И он взял сначала одну протянутую десяточку, потом вторую, третью. Не моргнув глазом.
Напомню, жить Владимиру Семеновичу оставалось еще 14 месяцев…
Вторая история уже из июля 1980 года. Мы жили на абитуре, в палаточном городке, сдавали вступительные экзамены. Утром одного дня на построение наш веселый командир взвода пришел с потухшим взглядом. Обратился не по уставу.
– Друзья! Ребята! Сегодня в Москве хоронят Владимира Семеновича Высоцкого…
Строй мгновенно рассыпался. Многим хотелось бежать. Забиться за какой-то куст и дать волю скупым мужским слезам.
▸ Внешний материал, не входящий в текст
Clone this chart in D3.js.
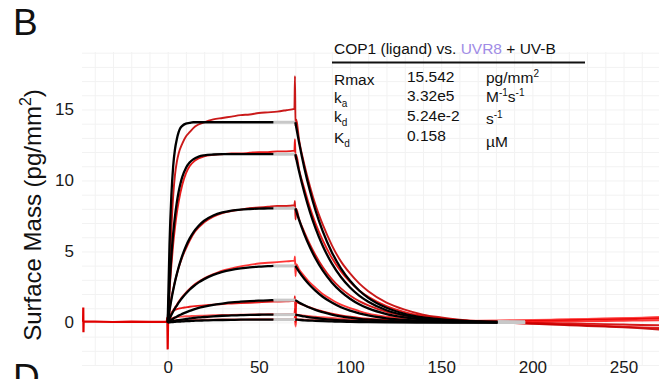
<!DOCTYPE html>
<html><head><meta charset="utf-8">
<script src="https://cdn.jsdelivr.net/npm/d3@7"></script>
<style>
html,body{margin:0;padding:0;background:#fff;}
svg{display:block;font-family:"Liberation Sans",Arial,Helvetica,sans-serif;}
</style></head>
<body><svg id="c" width="659" height="379"></svg>
<script>
// ---------- data ----------
const xTickValues = [0, 50, 100, 150, 200, 250];
const yTickValues = [0, 5, 10, 15];

// fitted model (black), association phase
const assocTimes = [0,1,2,3,4,5,6,7,8,10,12,14,17,20,25,30,35,40,45,50,55,58,70];
const fitAssoc1 = [0,5.5,8.9,11.0,12.2,12.9,13.4,13.7,13.85,14.0,14.05,14.1,14.1,14.1,14.1,14.1,14.1,14.1,14.1,14.1,14.1,14.1,14.1];
const fitAssoc2 = [0,2.62,4.66,6.26,7.49,8.45,9.21,9.79,10.25,10.88,11.26,11.49,11.68,11.77,11.83,11.85,11.85,11.85,11.85,11.85,11.85,11.85,11.85];
const fitAssoc3 = [0,.84,1.59,2.26,2.87,3.40,3.89,4.32,4.71,5.37,5.90,6.33,6.81,7.16,7.53,7.75,7.88,7.95,7.99,8.02,8.03,8.04,8.04];
const fitAssoc4 = [0,.27,.53,.77,.99,1.19,1.39,1.57,1.74,2.04,2.30,2.53,2.82,3.05,3.35,3.56,3.70,3.80,3.88,3.93,3.96,3.98,3.98];
const fitAssoc5 = [0,.09,.18,.26,.34,.41,.48,.54,.60,.71,.81,.90,1.02,1.11,1.24,1.33,1.41,1.46,1.50,1.53,1.55,1.57,1.57];
const fitAssoc6 = [0,.03,.06,.09,.11,.14,.16,.18,.20,.24,.28,.31,.35,.38,.43,.47,.49,.51,.53,.54,.55,.55,.55];
const fitAssoc7 = [0,.01,.02,.03,.04,.05,.06,.06,.07,.09,.1,.11,.13,.14,.16,.17,.18,.19,.19,.2,.2,.2,.2];
const fitAssocEnd = 58;   // fitted range end (rest drawn grey)

// fitted model (black), dissociation phase
const dissocTimes = [70,72,75,78,81,85,90,95,100,105,110,120,130,140,150,160,170,181,196];
const fitDiss1 = [14.1,12.70,10.85,9.27,7.92,6.43,4.95,3.81,2.93,2.25,1.73,1.03,.61,.36,.21,.13,.07,.04,.02];
const fitDiss2 = [11.85,10.67,9.12,7.79,6.66,5.40,4.16,3.20,2.46,1.89,1.46,.86,.51,.30,.18,.11,.06,.04,.02];
const fitDiss3 = [8.04,7.24,6.19,5.29,4.52,3.66,2.82,2.17,1.67,1.28,.99,.59,.35,.21,.12,.07,.04,.02,.01];
const fitDiss4 = [3.98,3.58,3.06,2.62,2.24,1.81,1.40,1.07,.83,.64,.49,.29,.17,.10,.06,.04,.02,.01,.01];
const fitDiss5 = [1.57,1.41,1.21,1.03,.88,.72,.55,.42,.33,.25,.19,.11,.07,.04,.02,.01,.01,0,0];
const fitDiss6 = [.55,.50,.42,.36,.31,.25,.19,.15,.11,.09,.07,.04,.02,.01,.01,0,0,0,0];
const fitDiss7 = [.2,.18,.15,.13,.11,.09,.07,.05,.04,.03,.02,.01,.01,0,0,0,0,0,0];
const fitDissEnd = 181;

// measured sensorgrams (red)
const redTimes = [0,0.5,1,2,3,4,5,6,8,10,12,15,20,25,30,35,40,45,50,55,60,65,69.5,
  69.8,70.1,
  70.5,72,75,78,81,85,90,95,100,105,110,120,130,140,150,160,170,180,190,200,210,220,230,240,250,260,270];
const red1 = [0,1.5,3.0,6.5,8.9,10.4,11.3,11.9,12.6,13.1,13.4,13.8,14.1,14.3,14.4,14.5,14.6,14.65,14.75,14.8,14.85,14.95,15.05,
  17.35,13.8,
  14.3,12.9,11.1,9.6,8.3,6.9,5.45,4.3,3.45,2.75,2.2,1.4,.9,.55,.35,.2,.1,.02,-.05,-.1,-.15,-.2,-.25,-.3,-.35,-.42,-.5];
const red2 = [0,1.1,2.2,4.0,5.5,6.7,7.7,8.5,9.7,10.5,11.0,11.4,11.7,11.8,11.85,11.9,11.9,11.95,12.0,12.0,12.05,12.05,12.1,
  12.9,11.5,
  11.8,10.8,9.4,8.1,7.0,5.8,4.55,3.6,2.85,2.25,1.8,1.15,.72,.45,.28,.15,.07,0,-.05,-.08,-.12,-.16,-.2,-.25,-.3,-.35,-.4];
const red3 = [0,.45,.9,1.7,2.3,2.9,3.4,3.85,4.6,5.2,5.75,6.4,7.05,7.45,7.7,7.85,7.95,8.05,8.1,8.15,8.2,8.2,8.25,
  8.55,7.25,
  8.0,7.3,6.35,5.5,4.75,3.9,3.05,2.4,1.9,1.5,1.2,.75,.47,.3,.18,.1,.05,.02,0,-.03,-.06,-.08,-.1,-.12,-.15,-.18,-.2];
const red4 = [0,.2,.35,.6,.85,1.05,1.25,1.45,1.8,2.1,2.35,2.7,3.1,3.4,3.65,3.8,3.95,4.05,4.15,4.2,4.25,4.3,4.35,
  4.65,3.25,
  4.1,3.75,3.25,2.8,2.45,2.0,1.6,1.25,1.0,.8,.62,.4,.25,.15,.1,.06,.04,.03,.03,.04,.05,.06,.08,.1,.12,.13,.15];
const red5 = [0,.2,.4,.65,.8,.88,.93,.97,1.02,1.06,1.1,1.15,1.2,1.25,1.3,1.33,1.36,1.39,1.42,1.45,1.47,1.49,1.52,
  1.85,0,
  1.45,1.35,1.2,1.05,.92,.78,.62,.5,.4,.32,.26,.18,.12,.08,.06,.05,.05,.06,.08,.1,.12,.15,.18,.2,.22,.25,.28];
const red6 = [0,.1,.2,.28,.32,.35,.37,.39,.41,.43,.44,.46,.48,.5,.52,.53,.54,.55,.56,.57,.58,.59,.6,
  .95,-.2,
  .55,.52,.48,.44,.4,.36,.31,.27,.23,.2,.17,.13,.1,.08,.07,.07,.08,.1,.12,.15,.18,.2,.23,.26,.29,.32,.35];
const red7 = [0,.05,.1,.13,.15,.16,.17,.17,.18,.18,.19,.19,.2,.2,.21,.21,.21,.22,.22,.22,.22,.23,.23,
  .45,-.3,
  .22,.21,.2,.19,.18,.17,.16,.15,.14,.13,.12,.11,.1,.1,.1,.11,.12,.14,.16,.18,.2,.22,.25,.28,.3,.33,.38];
const redColors = ["#c40000","#e30000","#d00000","#ff1f1f","#e80000","#ff3a3a","#ff5252"];

// pre-injection baseline (red)
const baseTimes = [-46.4,-46.3,-46.2,-46.1,-40,-30,-20,-10,-0.5,-0.2,0,0.2];
const baseVals  = [0.05,1.05,-0.7,0.05,0.05,0.03,0.05,0.04,0.05,0.35,-1.9,0];

// kinetic table
const tableTitle = ["COP1 (ligand) vs. ", "UVR8", " + UV-B"];
const tableLabels = [["Rmax",""],["k","a"],["k","d"],["K","d"]];
const tableValues = ["15.542","3.32e5","5.24e-2","0.158"];

// ---------- drawing ----------
const svg = d3.select("#c");
const plot = {left: 82, right: 660, top: 52, bottom: 365};
const x = d3.scaleLinear().domain([-47, 270]).range([plot.left, plot.right]);
const y = d3.scaleLinear().domain([-3, 19.05]).range([plot.bottom, plot.top]);

svg.append("defs").append("clipPath").attr("id","clip")
  .append("rect").attr("x",plot.left).attr("y",plot.top-30)
  .attr("width",plot.right-plot.left).attr("height",plot.bottom-plot.top+30);

// grid
const gridCol = "#f2f2f2";
const gx = svg.append("g").attr("transform",`translate(0,${plot.bottom})`)
  .call(d3.axisBottom(x).tickValues(d3.range(-40, 271, 10)).tickSize(-(plot.bottom-plot.top)).tickFormat(""));
gx.select(".domain").remove();
gx.selectAll("line").attr("stroke",gridCol).attr("stroke-width",1);
const gy = svg.append("g").attr("transform",`translate(${plot.left},0)`)
  .call(d3.axisLeft(y).tickValues(d3.range(-3, 19.5, 1)).tickSize(-(plot.right-plot.left)).tickFormat(""));
gy.select(".domain").remove();
gy.selectAll("line").attr("stroke",gridCol).attr("stroke-width",1);

// axes labels
const ax = svg.append("g").attr("transform",`translate(0,${plot.bottom-10})`)
  .call(d3.axisBottom(x).tickValues(xTickValues).tickSize(0).tickPadding(6));
ax.select(".domain").remove();
ax.selectAll("text").attr("font-size",17).attr("fill","#1a1a1a").attr("font-family","Liberation Sans, Arial, sans-serif");
const ay = svg.append("g").attr("transform",`translate(${plot.left},0)`)
  .call(d3.axisLeft(y).tickValues(yTickValues).tickSize(0).tickPadding(8));
ay.select(".domain").remove();
ay.selectAll("text").attr("font-size",17).attr("fill","#1a1a1a").attr("font-family","Liberation Sans, Arial, sans-serif");

// y title
const yt = svg.append("text").attr("transform","translate(41,215) rotate(-90)")
  .attr("text-anchor","middle").attr("font-size",24).attr("fill","#111");
yt.append("tspan").text("Surface Mass (pg/mm");
yt.append("tspan").attr("font-size",16).attr("dy",-10).text("2");
yt.append("tspan").attr("dy",10).text(")");

// panel letters (the next panel's "D" is cut by the bottom edge, as in the source figure)
svg.append("text").attr("x",13).attr("y",35).attr("font-size",37).attr("fill","#111").text("B");
svg.append("text").attr("x",13).attr("y",390).attr("font-size",37).attr("fill","#111").text("D");

const lines = svg.append("g").attr("clip-path","url(#clip)");
const line = d3.line().x(d => x(d[0])).y(d => y(d[1])).curve(d3.curveMonotoneX);

// red measured
const reds = [red1,red2,red3,red4,red5,red6,red7];
reds.slice().reverse().forEach((vals, ri) => {
  const i = reds.length - 1 - ri;
  lines.append("path").datum(redTimes.map((t,k)=>[t,vals[k]]))
    .attr("d",line).attr("fill","none").attr("stroke",redColors[i])
    .attr("stroke-width",1.9).attr("stroke-opacity",0.9).attr("stroke-linejoin","round");
});
lines.append("path").datum(baseTimes.map((t,k)=>[t,baseVals[k]]))
  .attr("d",d3.line().x(d=>x(d[0])).y(d=>y(d[1]))).attr("fill","none")
  .attr("stroke","#e00000").attr("stroke-width",2.2);

// fitted curves
const fitsA = [fitAssoc1,fitAssoc2,fitAssoc3,fitAssoc4,fitAssoc5,fitAssoc6,fitAssoc7];
const fitsD = [fitDiss1,fitDiss2,fitDiss3,fitDiss4,fitDiss5,fitDiss6,fitDiss7];
function drawFit(times, vals, end){
  const pts = times.map((t,k)=>[t,vals[k]]);
  const inFit = pts.filter(p => p[0] <= end);
  const outFit = pts.filter(p => p[0] >= end);
  lines.append("path").datum(outFit).attr("d",line).attr("fill","none")
    .attr("stroke","#c8c8c8").attr("stroke-width",3);
  lines.append("path").datum(inFit).attr("d",line).attr("fill","none")
    .attr("stroke","#000").attr("stroke-width",2.3).attr("stroke-linejoin","round");
}
fitsA.forEach(v => drawFit(assocTimes, v, fitAssocEnd));
fitsD.forEach(v => drawFit(dissocTimes, v, fitDissEnd));

// table
const tfs = 15.5;
const tt = svg.append("text").attr("x",334).attr("y",54).attr("font-size",tfs).attr("fill","#111");
tt.append("tspan").text(tableTitle[0]);
tt.append("tspan").attr("fill","#a08ce6").text(tableTitle[1]);
tt.append("tspan").text(tableTitle[2]);
svg.append("line").attr("x1",332).attr("x2",585).attr("y1",62.5).attr("y2",62.5)
  .attr("stroke","#111").attr("stroke-width",2);

const labelY = [85,103,122,143];
const valueY = [82,101,121,141];
tableLabels.forEach((l,i) => {
  const t = svg.append("text").attr("x",334).attr("y",labelY[i]).attr("font-size",tfs).attr("fill","#111");
  t.append("tspan").text(l[0]);
  if (l[1]) t.append("tspan").attr("font-size",10).attr("dy",4).text(l[1]);
});
tableValues.forEach((v,i) => {
  svg.append("text").attr("x",407).attr("y",valueY[i]).attr("font-size",tfs).attr("fill","#111").text(v);
});
// units
const u1 = svg.append("text").attr("x",486).attr("y",83).attr("font-size",tfs).attr("fill","#111");
u1.append("tspan").text("pg/mm");
u1.append("tspan").attr("font-size",10).attr("dy",-6).text("2");
const u2 = svg.append("text").attr("x",486).attr("y",102).attr("font-size",tfs).attr("fill","#111");
u2.append("tspan").text("M");
u2.append("tspan").attr("font-size",10).attr("dy",-6).text("-1");
u2.append("tspan").attr("dy",6).text("s");
u2.append("tspan").attr("font-size",10).attr("dy",-6).text("-1");
const u3 = svg.append("text").attr("x",486).attr("y",124).attr("font-size",tfs).attr("fill","#111");
u3.append("tspan").text("s");
u3.append("tspan").attr("font-size",10).attr("dy",-6).text("-1");
svg.append("text").attr("x",486).attr("y",146.5).attr("font-size",tfs).attr("fill","#111").text("µM");
</script>
</body></html>
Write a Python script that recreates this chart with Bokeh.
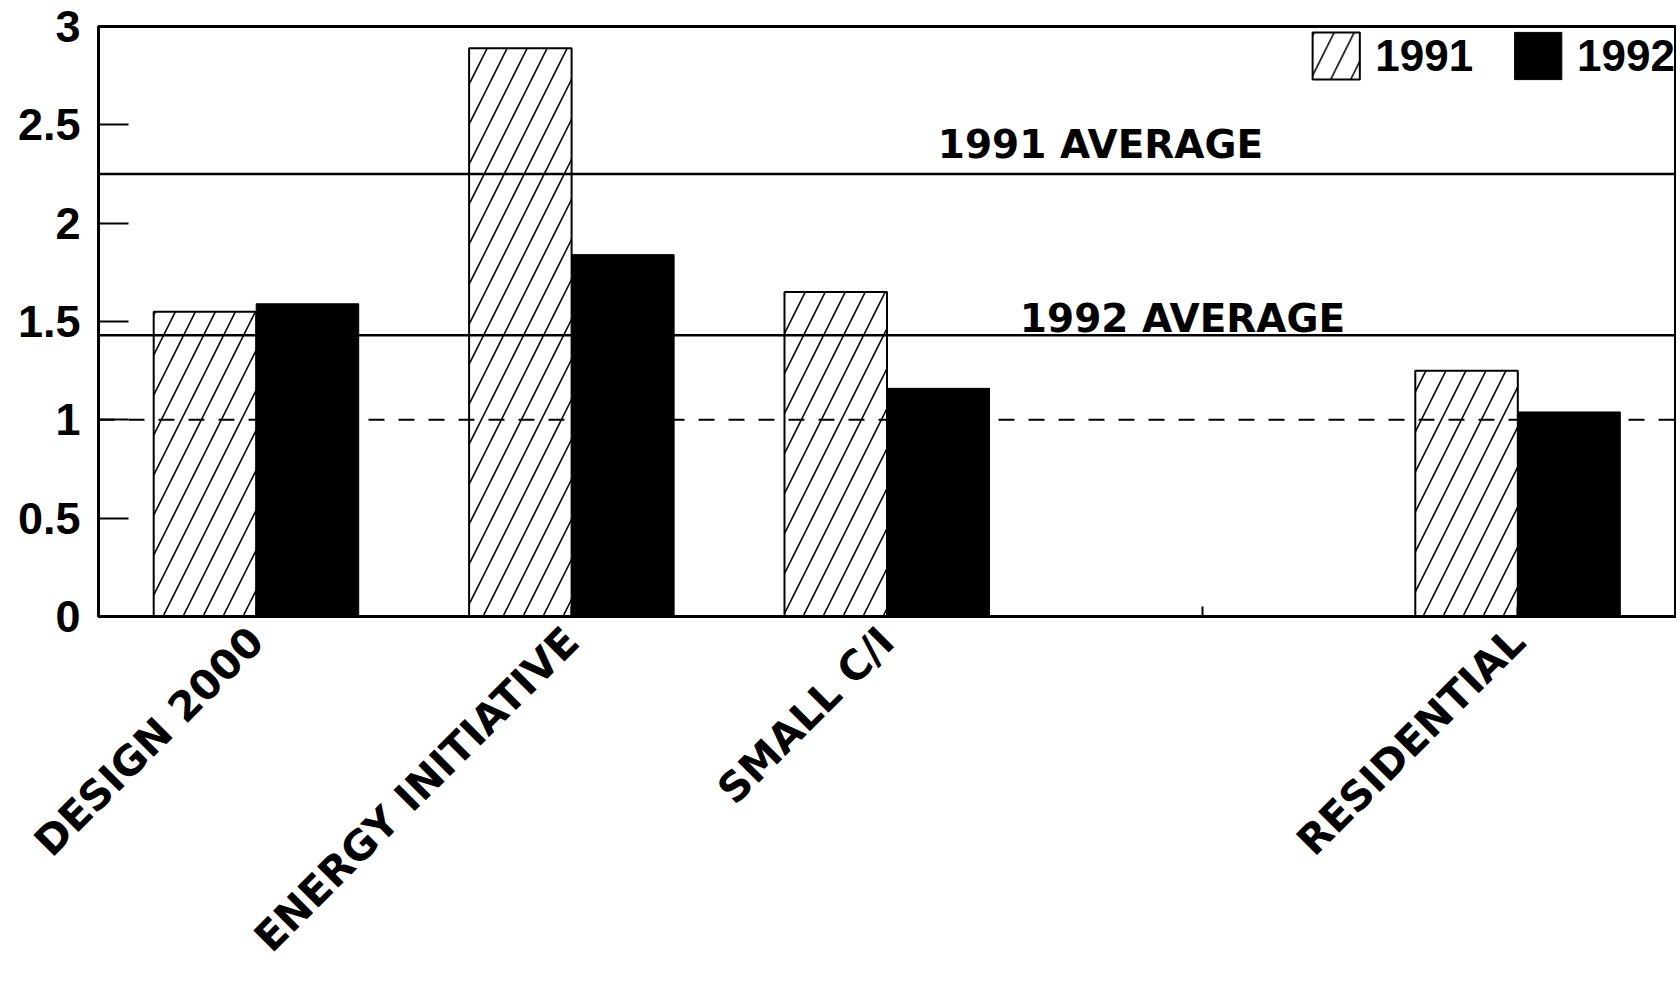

А кто-то вдруг завопил срывающимся голосом:
– Ну почему? Почему этот старый маразматик Брежнев все живет, а Высоцкий умер?!
К нему тут же подскочил замполит:
– За оскорбление генерального секретаря ЦК КПСС – три наряда вне очереди!
А вечером, у костра, мы чуть ли не до пятых петухов терзали гитару и пели песни Высоцкого.
И, наконец, третий эпизод. Наверное, не все знают, что один из своих последних концертов Владимир Семенович дал в Калининграде. Его гастроли проходили с 18 по 22 июня 1980 года. За пять дней состоялось 22 концерта.
У нас есть памятник Владимиру Семеновичу. Возле него мы встретились с калининградским поэтом Валерием Петровским, в ту пору завлитом музыкального театра. Обсуждали мое либретто мюзикла, спорили до самых сумерек.
– Послушай, старичок, мы с тобой охрипли, как Владимир Семенович, – заметил Валера.
– Готов так хрипеть, лишь бы у меня в музах была Марина Влади, – отшутился я.
Мы расстались с Валерой у памятника. Как оказалось – навсегда. Через несколько дней Петровского не стало. Но остались его стихи. Яркие и пронзительные. Уступающие Высоцкому. А кто из нас ему не уступает?